> [Description of the task] With the pictures left out, copy the listing below exactly.

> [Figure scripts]

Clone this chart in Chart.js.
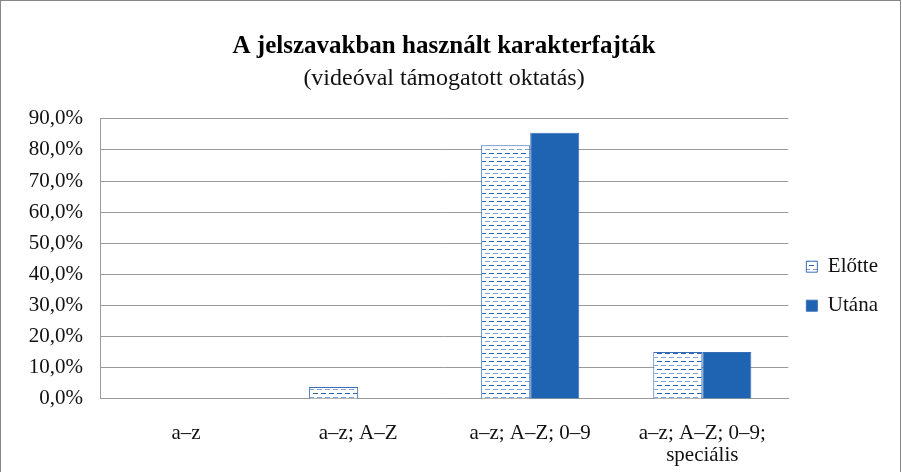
<!DOCTYPE html>
<html>
<head>
<meta charset="utf-8">
<script src="https://cdn.jsdelivr.net/npm/chart.js@4"></script>
<style>
    body { margin: 0; background: #fff; }
    #frame { position: absolute; left: 0; top: 0; width: 899px; height: 490px; border: 1px solid #868686; }
    #wrap { position: absolute; left: 0; top: 0; width: 902px; height: 472px; }
</style>
</head>
<body>
<div id="frame"></div>
<div id="wrap"><canvas id="chart"></canvas></div>
<script>
// Data
const categories = ['a–z', 'a–z; A–Z', 'a–z; A–Z; 0–9', ['a–z; A–Z; 0–9;', 'speciális']];
const seriesNames = ['Előtte', 'Utána'];
const elotte = [0, 3.8, 81.5, 15.1];
const utana = [0, 0, 85.5, 15.1];
const yTicks = [0, 10, 20, 30, 40, 50, 60, 70, 80, 90];

const BLUE = '#1F63B3';
const FONT = "'Liberation Serif', 'Times New Roman', serif";

// dashed fill for the "before" bars
function makePattern() {
    const c = document.createElement('canvas');
    c.width = 8;
    c.height = 8;
    const p = c.getContext('2d');
    p.fillStyle = '#fff';
    p.fillRect(0, 0, 8, 8);
    p.fillStyle = '#2A62B2';
    p.fillRect(1, 1, 5, 1);
    p.fillStyle = '#86A5D6';
    p.fillRect(5, 5, 3, 1);
    p.fillRect(0, 5, 2, 1);
    return p.createPattern(c, 'repeat');
}

const ctx = document.getElementById('chart').getContext('2d');
new Chart(ctx, {
    type: 'bar',
    data: {
        labels: categories,
        datasets: [
            {
                label: seriesNames[0],
                data: elotte,
                backgroundColor: makePattern(),
                borderColor: '#3A6DB8',
                borderWidth: 1,
                categoryPercentage: 0.57,
                barPercentage: 1
            },
            {
                label: seriesNames[1],
                data: utana,
                backgroundColor: BLUE,
                borderColor: '#3A6DB8',
                borderWidth: 1,
                categoryPercentage: 0.57,
                barPercentage: 1
            }
        ]
    },
    options: {
        responsive: true,
        maintainAspectRatio: false,
        animation: false,
        layout: { padding: { left: 0, right: 14, top: 22, bottom: -19 } },
        scales: {
            x: {
                grid: { display: false, drawTicks: false },
                border: { color: '#9A9A9A', width: 1 },
                ticks: { color: '#111', font: { family: FONT, size: 21, lineHeight: 1.05 }, padding: 24, maxRotation: 0, autoSkip: false }
            },
            y: {
                min: 0,
                max: 90,
                afterBuildTicks: axis => { axis.ticks = yTicks.map(v => ({ value: v })); },
                afterFit: axis => { axis.width = 100; },
                grid: { color: '#9A9A9A', drawTicks: false },
                border: { color: '#9A9A9A', width: 1 },
                ticks: {
                    color: '#111',
                    font: { family: FONT, size: 21 },
                    padding: 17,
                    callback: v => v.toFixed(1).replace('.', ',') + '%'
                }
            }
        },
        plugins: {
            title: {
                display: true,
                text: 'A jelszavakban használt karakterfajták',
                color: '#000',
                font: { family: FONT, size: 25, weight: 'bold' },
                padding: { top: 10, bottom: 2 }
            },
            subtitle: {
                display: true,
                text: '(videóval támogatott oktatás)',
                color: '#111',
                font: { family: FONT, size: 24 },
                padding: { top: 0, bottom: 26 }
            },
            legend: {
                position: 'right',
                align: 'start',
                title: { display: true, text: ' ', font: { size: 1 }, padding: { top: 215, bottom: 0 } },
                labels: {
                    color: '#111',
                    font: { family: FONT, size: 21 },
                    boxWidth: 11,
                    boxHeight: 11,
                    padding: 18
                }
            },
            tooltip: { enabled: false }
        }
    }
});
</script>
</body>
</html>
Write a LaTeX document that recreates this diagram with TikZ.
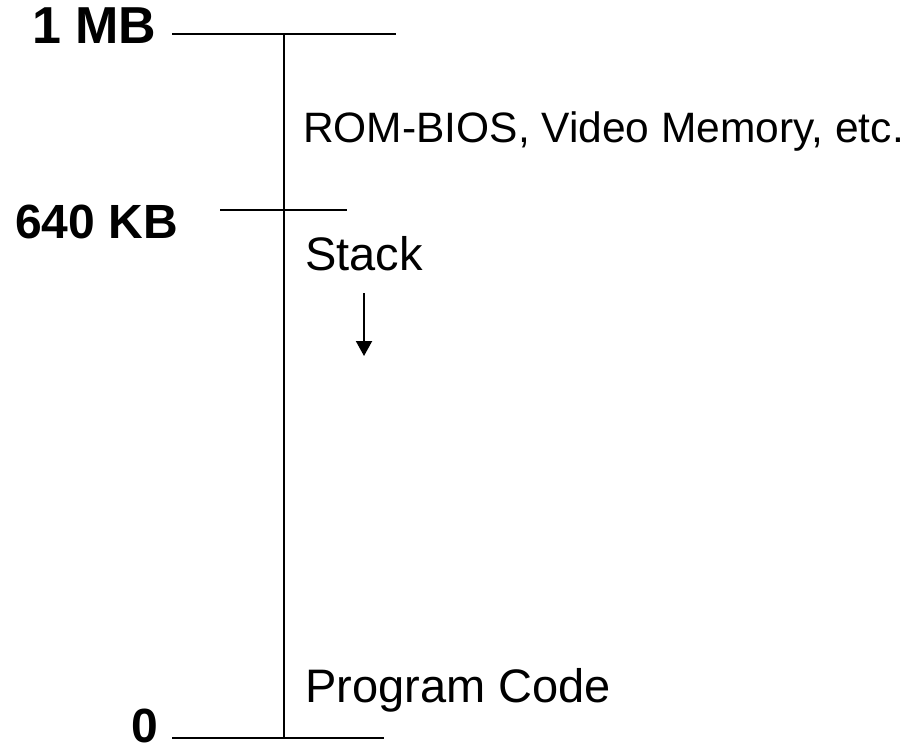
\documentclass[tikz,border=0pt]{standalone}
\usepackage{fontspec}
\setmainfont{Liberation Sans}
\usetikzlibrary{arrows.meta}
\begin{document}
\begin{tikzpicture}[x=1pt,y=-1pt,
  ln/.style={line width=2pt},
  lbl/.style={font=\fontsize{48}{48}\selectfont\bfseries,anchor=base west,inner sep=0pt},
  txt/.style={font=\fontsize{47}{47}\selectfont,anchor=base west,inner sep=0pt}]
\useasboundingbox (0,0) rectangle (909,745);
% ticks
\coordinate (t1) at (172,34);
\coordinate (t2) at (396,34);
\coordinate (m1) at (220,210);
\coordinate (m2) at (347,210);
\coordinate (b1) at (172,738);
\coordinate (b2) at (384,738);
\coordinate (vt) at (284,34);
\coordinate (vb) at (284,738);
\draw[ln] (t1) -- (t2);
\draw[ln] (m1) -- (m2);
\draw[ln] (b1) -- (b2);
\draw[ln] (vt) -- (vb);
% labels
\node[lbl,font=\fontsize{52}{52}\selectfont\bfseries] (mb) at (32,43) {1 MB};
\node[lbl] (kb) at (15,238) {640 KB};
\node[lbl] (zero) at (131,742) {0};
\node[txt,font=\fontsize{42.5}{42.5}\selectfont] (rom) at (303,142) {ROM-BIOS, Video Memory, etc.};
\node[txt] (stack) at (305,270) {Stack};
\node[txt] (code) at (305,702) {Program Code};
% arrow
\coordinate (a1) at (364,293);
\coordinate (a2) at (364,356);
\draw[ln,-{Triangle[length=15pt,width=16pt]}] (a1) -- (a2);
\end{tikzpicture}
\end{document}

> [Response below]
Clone this chart in Chart.js.
<!DOCTYPE html>
<html>
<head>
<meta charset="utf-8">
<script src="https://cdn.jsdelivr.net/npm/chart.js@4"></script>
<style>
    body { margin: 0; background: #fff; }
    #frame { position: absolute; left: 0; top: 0; width: 899px; height: 490px; border: 1px solid #868686; }
    #wrap { position: absolute; left: 0; top: 0; width: 902px; height: 472px; }
</style>
</head>
<body>
<div id="frame"></div>
<div id="wrap"><canvas id="chart"></canvas></div>
<script>
// Data
const categories = ['a–z', 'a–z; A–Z', 'a–z; A–Z; 0–9', ['a–z; A–Z; 0–9;', 'speciális']];
const seriesNames = ['Előtte', 'Utána'];
const elotte = [0, 3.8, 81.5, 15.1];
const utana = [0, 0, 85.5, 15.1];
const yTicks = [0, 10, 20, 30, 40, 50, 60, 70, 80, 90];

const BLUE = '#1F63B3';
const FONT = "'Liberation Serif', 'Times New Roman', serif";

// dashed fill for the "before" bars
function makePattern() {
    const c = document.createElement('canvas');
    c.width = 8;
    c.height = 8;
    const p = c.getContext('2d');
    p.fillStyle = '#fff';
    p.fillRect(0, 0, 8, 8);
    p.fillStyle = '#2A62B2';
    p.fillRect(1, 1, 5, 1);
    p.fillStyle = '#86A5D6';
    p.fillRect(5, 5, 3, 1);
    p.fillRect(0, 5, 2, 1);
    return p.createPattern(c, 'repeat');
}

const ctx = document.getElementById('chart').getContext('2d');
new Chart(ctx, {
    type: 'bar',
    data: {
        labels: categories,
        datasets: [
            {
                label: seriesNames[0],
                data: elotte,
                backgroundColor: makePattern(),
                borderColor: '#3A6DB8',
                borderWidth: 1,
                categoryPercentage: 0.57,
                barPercentage: 1
            },
            {
                label: seriesNames[1],
                data: utana,
                backgroundColor: BLUE,
                borderColor: '#3A6DB8',
                borderWidth: 1,
                categoryPercentage: 0.57,
                barPercentage: 1
            }
        ]
    },
    options: {
        responsive: true,
        maintainAspectRatio: false,
        animation: false,
        layout: { padding: { left: 0, right: 14, top: 22, bottom: -19 } },
        scales: {
            x: {
                grid: { display: false, drawTicks: false },
                border: { color: '#9A9A9A', width: 1 },
                ticks: { color: '#111', font: { family: FONT, size: 21, lineHeight: 1.05 }, padding: 24, maxRotation: 0, autoSkip: false }
            },
            y: {
                min: 0,
                max: 90,
                afterBuildTicks: axis => { axis.ticks = yTicks.map(v => ({ value: v })); },
                afterFit: axis => { axis.width = 100; },
                grid: { color: '#9A9A9A', drawTicks: false },
                border: { color: '#9A9A9A', width: 1 },
                ticks: {
                    color: '#111',
                    font: { family: FONT, size: 21 },
                    padding: 17,
                    callback: v => v.toFixed(1).replace('.', ',') + '%'
                }
            }
        },
        plugins: {
            title: {
                display: true,
                text: 'A jelszavakban használt karakterfajták',
                color: '#000',
                font: { family: FONT, size: 25, weight: 'bold' },
                padding: { top: 10, bottom: 2 }
            },
            subtitle: {
                display: true,
                text: '(videóval támogatott oktatás)',
                color: '#111',
                font: { family: FONT, size: 24 },
                padding: { top: 0, bottom: 26 }
            },
            legend: {
                position: 'right',
                align: 'start',
                title: { display: true, text: ' ', font: { size: 1 }, padding: { top: 215, bottom: 0 } },
                labels: {
                    color: '#111',
                    font: { family: FONT, size: 21 },
                    boxWidth: 11,
                    boxHeight: 11,
                    padding: 18
                }
            },
            tooltip: { enabled: false }
        }
    }
});
</script>
</body>
</html>
Write a LaTeX document that recreates this diagram with TikZ.
\documentclass[tikz,border=0pt]{standalone}
\usepackage{fontspec}
\setmainfont{Liberation Sans}
\usetikzlibrary{arrows.meta}
\begin{document}
\begin{tikzpicture}[x=1pt,y=-1pt,
  ln/.style={line width=2pt},
  lbl/.style={font=\fontsize{48}{48}\selectfont\bfseries,anchor=base west,inner sep=0pt},
  txt/.style={font=\fontsize{47}{47}\selectfont,anchor=base west,inner sep=0pt}]
\useasboundingbox (0,0) rectangle (909,745);
% ticks
\coordinate (t1) at (172,34);
\coordinate (t2) at (396,34);
\coordinate (m1) at (220,210);
\coordinate (m2) at (347,210);
\coordinate (b1) at (172,738);
\coordinate (b2) at (384,738);
\coordinate (vt) at (284,34);
\coordinate (vb) at (284,738);
\draw[ln] (t1) -- (t2);
\draw[ln] (m1) -- (m2);
\draw[ln] (b1) -- (b2);
\draw[ln] (vt) -- (vb);
% labels
\node[lbl,font=\fontsize{52}{52}\selectfont\bfseries] (mb) at (32,43) {1 MB};
\node[lbl] (kb) at (15,238) {640 KB};
\node[lbl] (zero) at (131,742) {0};
\node[txt,font=\fontsize{42.5}{42.5}\selectfont] (rom) at (303,142) {ROM-BIOS, Video Memory, etc.};
\node[txt] (stack) at (305,270) {Stack};
\node[txt] (code) at (305,702) {Program Code};
% arrow
\coordinate (a1) at (364,293);
\coordinate (a2) at (364,356);
\draw[ln,-{Triangle[length=15pt,width=16pt]}] (a1) -- (a2);
\end{tikzpicture}
\end{document}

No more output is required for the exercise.